News

Actions

After school program owners give defense for abruptly shutting down

County willing to help after school program owners
Posted: 5:47 PM, Aug 04, 2017
Updated: 2017-08-04 21:47:22Z

The owners of a popular after school program wrapped up their last day of business on Friday after they say a new state rule forced to shut them down.

The new rule requires after school programs that offer instructional or tutorial services like tutoring or sports classes to get a child care license if they plan to provide meals, provide service beyond the instructional and tutorial materials, advertise as child care and or last longer than two hours. 

Duane and Lauren Spires own Extreme Youth Sports and say they asked the county for help in seeing if they needed to get the license.
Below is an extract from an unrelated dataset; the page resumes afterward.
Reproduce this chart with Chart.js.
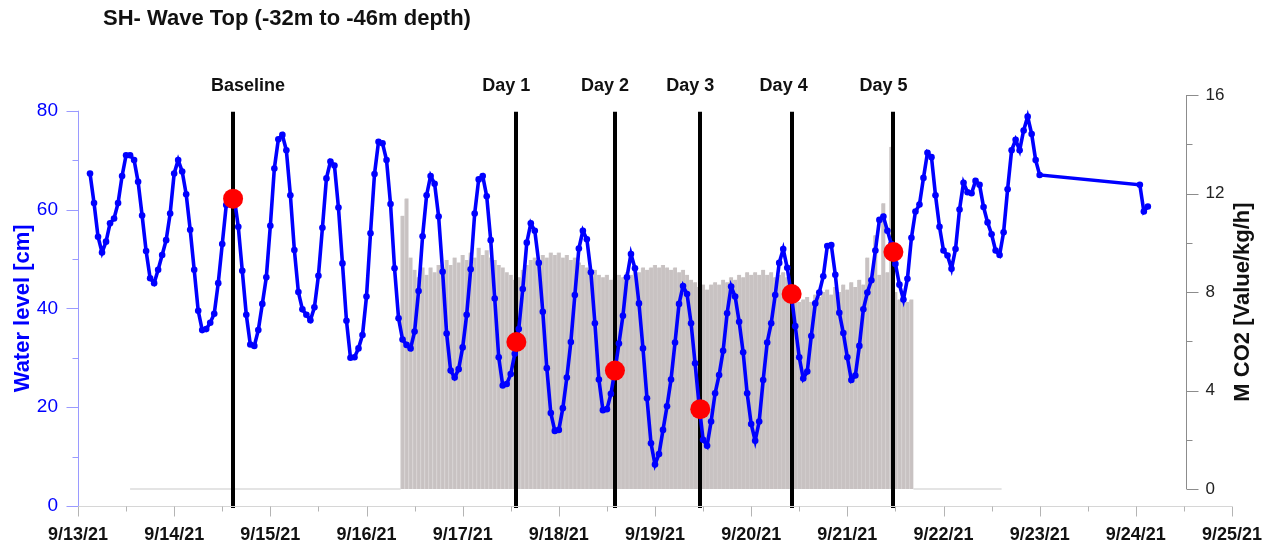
<!DOCTYPE html>
<html>
<head>
<meta charset="utf-8">
<title>SH- Wave Top</title>
<script src="https://cdn.jsdelivr.net/npm/chart.js@4.4.1/dist/chart.umd.min.js"></script>
<style>
  html, body { margin: 0; padding: 0; background: #fff; }
  #chart { display: block; }
</style>
</head>
<body>
<canvas id="chart" width="1271" height="546"></canvas>
<script>
(function () {
    'use strict';

    // all times are hours counted from 9/13/21 00:00
    const dayLabels = ['9/13/21', '9/14/21', '9/15/21', '9/16/21', '9/17/21', '9/18/21', '9/19/21',
        '9/20/21', '9/21/21', '9/22/21', '9/23/21', '9/24/21', '9/25/21'];

    // water level, one reading per hour starting at 9/13 03:00
    const levelStartHour = 3;
    const levelValues = [
        67.3, 61.3, 54.5, 51.3, 53.5, 57.2, 58.2, 61.3, 66.8, 71.0,
        71.0, 70.0, 65.6, 58.8, 51.6, 46.1, 45.1, 47.8, 50.8, 53.8,
        59.2, 67.3, 70.0, 67.7, 63.1, 55.9, 47.8, 39.5, 35.6, 35.8,
        37.1, 38.9, 45.1, 53.0, 60.9, 63.2, 62.3, 56.5, 47.6, 38.7,
        32.7, 32.4, 35.6, 40.9, 46.3, 56.7, 68.3, 74.2, 75.1, 72.0,
        62.9, 51.8, 43.3, 39.8, 38.7, 37.6, 40.2, 46.6, 56.3, 66.3,
        69.7, 68.9, 60.4, 49.1, 37.5, 30.0, 30.1, 31.9, 34.6, 42.4,
        55.2, 67.2, 73.7, 73.4, 70.0, 61.1, 48.1, 38.0, 33.7, 32.6,
        31.9, 35.3, 43.5, 54.6, 62.9, 66.8, 65.2, 58.6, 47.4, 34.9,
        27.4, 26.0, 27.7, 32.1, 38.7, 47.9, 59.2, 66.1, 66.8, 62.7,
        53.8, 42.0, 30.1, 24.4, 24.7, 26.7, 30.8, 35.8, 43.9, 53.3,
        57.2, 55.7, 49.2, 39.3, 27.9, 18.8, 15.2, 15.4, 19.8, 26.0,
        33.2, 42.7, 52.1, 55.7, 54.0, 47.3, 37.0, 25.6, 19.4, 19.6,
        22.7, 27.4, 32.9, 38.5, 46.3, 51.0, 48.1, 41.0, 31.9, 21.8,
        12.7, 8.4, 10.5, 15.4, 20.2, 25.6, 33.1, 40.9, 44.5, 42.9,
        37.0, 28.9, 20.5, 13.4, 12.2, 17.1, 22.8, 26.5, 31.4, 39.0,
        44.4, 42.4, 37.3, 31.1, 22.8, 16.6, 13.2, 17.1, 25.5, 33.1,
        37.0, 42.7, 49.2, 52.0, 48.2, 42.9, 36.4, 30.1, 25.8, 27.2,
        34.4, 41.0, 43.2, 46.5, 52.6, 52.8, 46.8, 39.1, 35.0, 30.1,
        25.5, 26.4, 32.4, 39.8, 43.2, 45.7, 51.7, 57.9, 58.6, 55.7,
        53.0, 49.0, 44.8, 41.8, 46.0, 54.3, 59.6, 61.0, 66.4, 71.5,
        70.6, 62.9, 56.5, 51.7, 50.7, 48.0, 52.0, 60.0, 65.4, 63.5,
        63.3, 65.8, 65.0, 60.5, 57.4, 55.0, 51.7, 50.8, 55.4, 64.1,
        72.0, 74.1, 72.0, 76.0, 78.8, 75.3, 70.0, 67.0
    ];
    // last readings after the logger gap
    const lateHours = [265, 266, 267];
    const lateValues = [65.0, 59.6, 60.6];

    // CO2 injection rate, one reading per hour starting at 9/16 09:00
    const co2StartHour = 81;
    const co2Values = [
        11.1, 11.8, 9.4, 8.9, 8.6, 9.0, 8.7, 9.0, 8.8, 9.1,
        9.0, 9.3, 9.1, 9.4, 9.2, 9.5, 9.3, 9.6, 9.4, 9.8,
        9.5, 9.7, 9.4, 9.3, 9.1, 9.0, 8.8, 8.7, 8.5, 8.6,
        8.9, 9.1, 9.3, 9.4, 9.3, 9.5, 9.4, 9.6, 9.5, 9.6,
        9.4, 9.5, 9.3, 9.4, 9.2, 9.1, 9.0, 8.8, 8.9, 8.7,
        8.6, 8.7, 8.5, 8.6, 8.7, 8.6, 8.8, 8.7, 8.9, 8.8,
        9.0, 8.9, 9.0, 9.1, 9.0, 9.1, 9.0, 8.9, 9.0, 8.8,
        8.9, 8.7, 8.5, 8.4, 8.2, 8.3, 8.1, 8.3, 8.4, 8.3,
        8.5, 8.4, 8.6, 8.5, 8.7, 8.6, 8.8, 8.7, 8.8, 8.7,
        8.9, 8.7, 8.8, 8.6, 8.7, 8.8, 8.6, 8.3, 7.8, 7.6,
        7.7, 7.8, 7.6, 7.9, 7.8, 8.0, 8.1, 7.9, 8.2, 8.0,
        8.3, 8.1, 8.4, 8.2, 8.5, 8.3, 9.4, 8.6, 10.3, 8.7,
        11.6, 8.8, 13.9, 8.0, 7.7, 7.8, 7.6, 7.7
    ];
    // spans where the flow meter reads zero
    const co2IdleSpans = [[13, 80.5], [208.5, 230.5]];

    const eventNames = ['Baseline', 'Day 1', 'Day 2', 'Day 3', 'Day 4', 'Day 5'];
    const eventHours = [38.7, 109.4, 134.0, 155.3, 178.1, 203.5];
    const eventLevels = [62.2, 33.2, 27.4, 19.6, 42.9, 51.4];

    const levelTicks = [0, 20, 40, 60, 80];
    const co2Ticks = [0, 4, 8, 12, 16];

    const FONT = "'Liberation Sans', Arial, Helvetica, sans-serif";
    Chart.defaults.font.family = FONT;

    const levelPoints = levelValues.map(function (v, i) { return { x: levelStartHour + i, y: v }; })
        .concat(lateHours.map(function (h, i) { return { x: h, y: lateValues[i] }; }));
    const co2Bars = co2Values.map(function (v, i) { return { x: co2StartHour + i, y: v }; });
    const idlePoints = [];
    co2IdleSpans.forEach(function (span) {
        idlePoints.push({ x: span[0], y: 0 }, { x: span[1], y: 0 }, { x: span[1] + 1, y: null });
    });
    const eventPoints = eventHours.map(function (h, i) { return { x: h, y: eventLevels[i] }; });

    function drawText(ctx, text, x, y, font, color, align, angle) {
        ctx.save();
        ctx.translate(x, y);
        if (angle) ctx.rotate(angle);
        ctx.font = font;
        ctx.fillStyle = color;
        ctx.textAlign = align || 'center';
        ctx.textBaseline = 'middle';
        ctx.fillText(text, 0, 0);
        ctx.restore();
    }

    function line(ctx, x1, y1, x2, y2) {
        ctx.beginPath();
        ctx.moveTo(x1, y1);
        ctx.lineTo(x2, y2);
        ctx.stroke();
    }

    const framePlugin = {
        id: 'frame',
        // event markers sit above the CO2 bars but under the water level trace
        afterDatasetDraw: function (chart, args) {
            if (args.index !== 0) return;
            const ctx = chart.ctx;
            const xs = chart.scales.x;
            const ys = chart.scales.y;
            ctx.save();
            ctx.strokeStyle = '#000';
            ctx.lineWidth = 4;
            eventHours.forEach(function (h) {
                const x = Math.round(xs.getPixelForValue(h));
                line(ctx, x, ys.getPixelForValue(80) + 1, x, chart.chartArea.bottom + 2);
            });
            ctx.restore();
        },
        afterDraw: function (chart) {
            const ctx = chart.ctx;
            const area = chart.chartArea;
            const xs = chart.scales.x;
            const ys = chart.scales.y;
            const ys1 = chart.scales.y1;

            drawText(ctx, 'SH- Wave Top (-32m to -46m depth)', 103, 19, 'bold 22px ' + FONT, '#111', 'left');

            const labelShift = [15, -10, -10, -10, -8, -10];
            eventNames.forEach(function (name, i) {
                const x = xs.getPixelForValue(eventHours[i]) + labelShift[i];
                drawText(ctx, name, x, 86, 'bold 18px ' + FONT, '#111');
            });

            ctx.save();
            ctx.lineWidth = 1;

            // left axis
            const lx = area.left + 0.5;
            ctx.strokeStyle = '#9a9aff';
            line(ctx, lx, ys.getPixelForValue(80), lx, ys.getPixelForValue(0));
            for (let v = levelTicks[0]; v <= levelTicks[levelTicks.length - 1]; v += 10) {
                const y = Math.round(ys.getPixelForValue(v)) + 0.5;
                line(ctx, lx - (levelTicks.indexOf(v) >= 0 ? 12 : 6), y, lx, y);
            }

            // time axis
            const by = area.bottom + 0.5;
            ctx.strokeStyle = '#d6d6d6';
            line(ctx, area.left, by, area.right, by);
            ctx.strokeStyle = '#b4b4b4';
            dayLabels.forEach(function (_, d) {
                const x = Math.round(xs.getPixelForValue(d * 24)) + 0.5;
                line(ctx, x, by, x, by + 10);
                if (d < dayLabels.length - 1) {
                    const xm = Math.round(xs.getPixelForValue(d * 24 + 12)) + 0.5;
                    line(ctx, xm, by, xm, by + 5);
                }
            });

            // CO2 axis
            const rx = area.right - 46 + 0.5;
            ctx.strokeStyle = '#8c8c8c';
            line(ctx, rx, ys1.getPixelForValue(16), rx, ys1.getPixelForValue(0));
            for (let v = co2Ticks[0]; v <= co2Ticks[co2Ticks.length - 1]; v += 2) {
                const y = Math.round(ys1.getPixelForValue(v)) + 0.5;
                line(ctx, rx, y, rx + (co2Ticks.indexOf(v) >= 0 ? 12 : 6), y);
            }
            ctx.restore();
            co2Ticks.forEach(function (v) {
                drawText(ctx, String(v), rx + 19, ys1.getPixelForValue(v), '17px ' + FONT, '#222', 'left');
            });

            drawText(ctx, 'Water level [cm]', 23, (ys.getPixelForValue(0) + ys.getPixelForValue(80)) / 2,
                'bold 22px ' + FONT, '#0000ff', 'center', -Math.PI / 2);
            drawText(ctx, 'M CO2 [Value/kg/h]', 1243, 302, 'bold 22px ' + FONT, '#111', 'center', -Math.PI / 2);
        }
    };

    new Chart(document.getElementById('chart'), {
        type: 'bar',
        data: {
            datasets: [{
                type: 'bar',
                label: 'M CO2',
                data: co2Bars,
                yAxisID: 'y1',
                backgroundColor: '#c8c2c2',
                borderColor: '#d1cccc',
                borderWidth: { left: 1, right: 0, top: 0, bottom: 0 },
                borderSkipped: false,
                barPercentage: 1,
                categoryPercentage: 1,
                order: 3
            }, {
                type: 'line',
                label: 'M CO2 idle',
                data: idlePoints,
                yAxisID: 'y1',
                borderColor: '#e4e4e4',
                borderWidth: 2,
                pointRadius: 0,
                spanGaps: false,
                order: 4
            }, {
                type: 'line',
                label: 'Water level',
                data: levelPoints,
                yAxisID: 'y',
                borderColor: '#0000ff',
                backgroundColor: '#0000ff',
                borderWidth: 3.6,
                pointRadius: 3.3,
                pointBorderWidth: 0,
                tension: 0,
                order: 1
            }, {
                type: 'line',
                label: 'Sampling',
                data: eventPoints,
                yAxisID: 'y',
                showLine: false,
                pointRadius: 10,
                pointBorderWidth: 0,
                backgroundColor: '#ff0000',
                order: 0
            }]
        },
        options: {
            responsive: false,
            animation: false,
            layout: { padding: { top: 95, right: 39, bottom: 0, left: 0 } },
            plugins: {
                legend: { display: false },
                tooltip: { enabled: false }
            },
            scales: {
                x: {
                    type: 'linear',
                    min: 0,
                    max: 288,
                    offset: false,
                    grid: { display: false, drawTicks: false },
                    border: { display: false },
                    afterBuildTicks: function (axis) {
                        axis.ticks = dayLabels.map(function (_, i) { return { value: i * 24 }; });
                    },
                    afterFit: function (axis) {
                        // fixed band under the plot; the layout padding keeps the end labels in view
                        axis.height = 40;
                        axis.paddingLeft = 0;
                        axis.paddingRight = 0;
                    },
                    ticks: {
                        autoSkip: false,
                        maxRotation: 0,
                        padding: 18,
                        color: '#111',
                        font: { size: 18, weight: 'bold' },
                        callback: function (value) { return dayLabels[Math.round(value / 24)]; }
                    }
                },
                y: {
                    position: 'left',
                    min: 0,
                    max: 83.18,
                    grid: { display: false, drawTicks: false },
                    border: { display: false },
                    afterBuildTicks: function (axis) {
                        axis.ticks = levelTicks.map(function (v) { return { value: v }; });
                    },
                    afterFit: function (axis) { axis.width = 78; },
                    ticks: {
                        padding: 20,
                        color: '#0000ff',
                        font: { size: 19 }
                    }
                },
                y1: {
                    position: 'right',
                    display: false,
                    min: -0.69,
                    max: 16
                }
            }
        },
        plugins: [framePlugin]
    });
})();
</script>
</body>
</html>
“They said you can become a child care facility or you guys can basically cease and decease you can close your programs,” said Duane Spires.
They also say employee there who did a courtesy inspection at their facilities said one of them did not meet proper requirements.

They say he told them they didn’t have enough outdoor space and would need to either find a new space or cut their attendance to 60, which they can’t afford to do.

“It’s sad and it’s unfair,” said Lauren Spires.

They say they found out about the situation in July and immediately contacted an attorney once they were told they didn’t meet requirements to see if they had any other options.

They announced their decision to close to parents the next day.

“We’re going to challenge these regulations because they’re just not fair,” said Spires.

Angela Chowning, the manager at the Hillsborough County Child Care Licensing Office tells a different story.

She says no one on her staff told the Spires they didn’t qualify and that they haven’t yet determined whether the couple could qualify for a different type of license, but that they chose to close before they even finished the process.

“I was surprised to see that they came to that determination so quickly,” she said.

She says she’s open to hearing them out.

“We would invite them, we would love for them to contact us again,” she said,” let's take a look and see if there are some other options.”

The Spires plan to find other options themselves and join with the handful of other business owners who say they’re in a similar situation.

They hope to reopen as soon as they can, offering parents a full refund in the meantime and continuing to give karate lessons while they wait.